The user you mount the NFS share as is not allowed to write to either the mountpoint or the share. Assuming you mount as root you may want to look into mounting as a different user, that you give write access on the share. Or configure a mapping on the server.
 
i found the solution.
i had to add the option no_root_squash in openmediavault nfs share options
see in this post :
Be warned that no_root_squash is not without risk

Apologies for the necro, but I had this same issue and this is the top thread that comes up when I search Google. There is another solution than using no_root_squash.

The error given under "contents" when reviewing the storage you're trying to mount is:

mkdir /mnt/pve/VM-Templates/private: Permission denied at /usr/share/perl5/PVE/Storage/Plugin.pm line 872. (500)

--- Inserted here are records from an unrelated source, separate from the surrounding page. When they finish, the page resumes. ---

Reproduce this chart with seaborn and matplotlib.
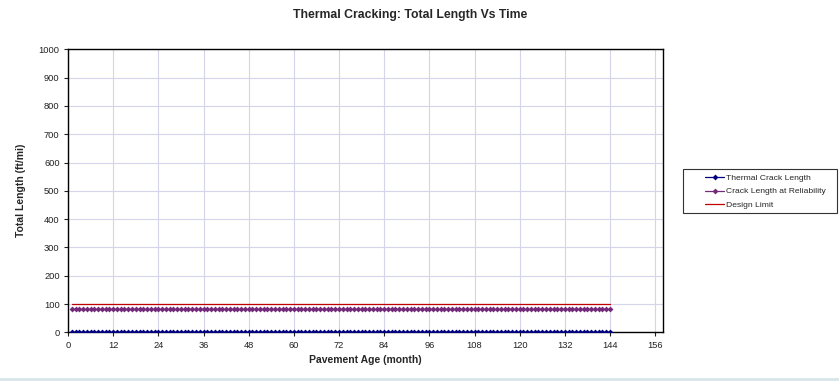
import numpy as np
import pandas as pd
import matplotlib
matplotlib.use("Agg")
import matplotlib.pyplot as plt
from matplotlib.patches import Rectangle
import seaborn as sns

# Monthly pavement age, 1..144 months
months = list(range(1, 145))
thermal_crack_length = [1.0] * len(months)
crack_length_reliability = [83.0] * len(months)
design_limit = [100.0] * len(months)

series_names = ["Thermal Crack Length", "Crack Length at Reliability", "Design Limit"]
x_ticks = list(range(0, 157, 12))
y_ticks = list(range(0, 1001, 100))

df = pd.concat([
    pd.DataFrame({"month": months, "value": thermal_crack_length, "series": series_names[0]}),
    pd.DataFrame({"month": months, "value": crack_length_reliability, "series": series_names[1]}),
    pd.DataFrame({"month": months, "value": design_limit, "series": series_names[2]}),
])

sns.set_theme(style="white")
plt.rcParams["font.family"] = ["Liberation Sans", "DejaVu Sans"]

W, H = 839, 381
fig = plt.figure(figsize=(W / 100, H / 100), dpi=100)
ax = fig.add_axes([68 / W, 1 - 332.3 / H, (662.7 - 68) / W, (332.3 - 49.3) / H])

palette = {series_names[0]: "#000080", series_names[1]: "#742a7a", series_names[2]: "#c00000"}
markers = {series_names[0]: "D", series_names[1]: "D", series_names[2]: None}

for name in series_names:
    sub = df[df["series"] == name]
    sns.lineplot(data=sub, x="month", y="value", ax=ax, color=palette[name],
                 marker=markers[name], markersize=3.0, markeredgewidth=0,
                 linewidth=0.9, label=name, zorder=3)

ax.set_xlim(0, 158)
ax.set_ylim(0, 1000)
ax.set_xticks(x_ticks)
ax.set_yticks(y_ticks)
ax.tick_params(axis="both", labelsize=6.7, colors="#222222", length=3, width=0.8,
               direction="out", bottom=True, left=True, pad=3)
ax.grid(True, color="#d4d4ea", linewidth=0.8)
ax.set_axisbelow(True)
for s in ax.spines.values():
    s.set_color("black")
    s.set_linewidth(1.0)

ax.set_xlabel("Pavement Age (month)", fontsize=7.5, fontweight="bold", labelpad=4)
ax.set_ylabel("Total Length (ft/mi)", fontsize=7.5, fontweight="bold", labelpad=9)
fig.suptitle("Thermal Cracking: Total Length Vs Time", fontsize=8.8, fontweight="bold",
             x=410 / W, y=1 - 15 / H, va="center")

# legend box drawn as a figure-level rectangle, entries inside it
fig.add_artist(Rectangle((683 / W, 1 - 213 / H), (837 - 683) / W, (213 - 169) / H,
                         transform=fig.transFigure, fill=False, edgecolor="#333333",
                         linewidth=0.8))
leg = ax.legend(loc="center left", bbox_to_anchor=(698 / W, 1 - 191.5 / H),
                bbox_transform=fig.transFigure, fontsize=6.1, frameon=False,
                handlelength=2.3, handletextpad=0.15, borderpad=0.3, labelspacing=0.68)

# thin pale strip along the bottom of the figure
fig.add_artist(plt.Line2D([0, 1], [2 / H, 2 / H], color="#d6e6ea", linewidth=2,
                          transform=fig.transFigure))

fig.savefig("out.png", dpi=100)
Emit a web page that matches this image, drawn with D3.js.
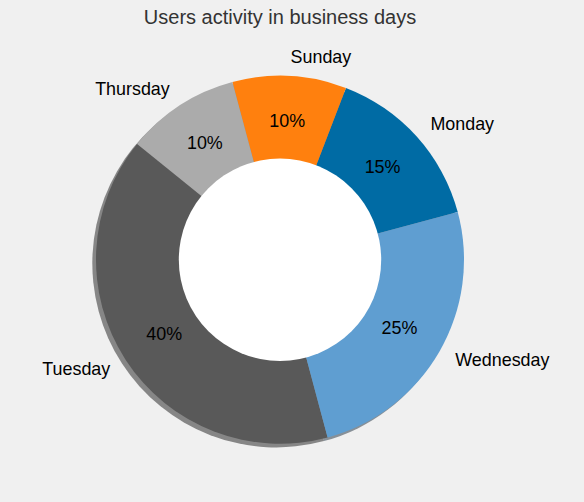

The important part seems to be the first half of the above, which explains that Proxmox is unable to make the directory titled "private" in "VM-Templates." If you create this directory yourself in your OS of choice, however, this seems to fix the problem. You will have to repeat this process to create all the directories needed. This will depend on what you've told Proxmox your NFS share contains, but this required me to create the folders: dump, images, private, template, and within template: cache, images and iso. After that you should be good to go. Probably a hack of a solution, but seems better than opening up your system to vulnerabilities.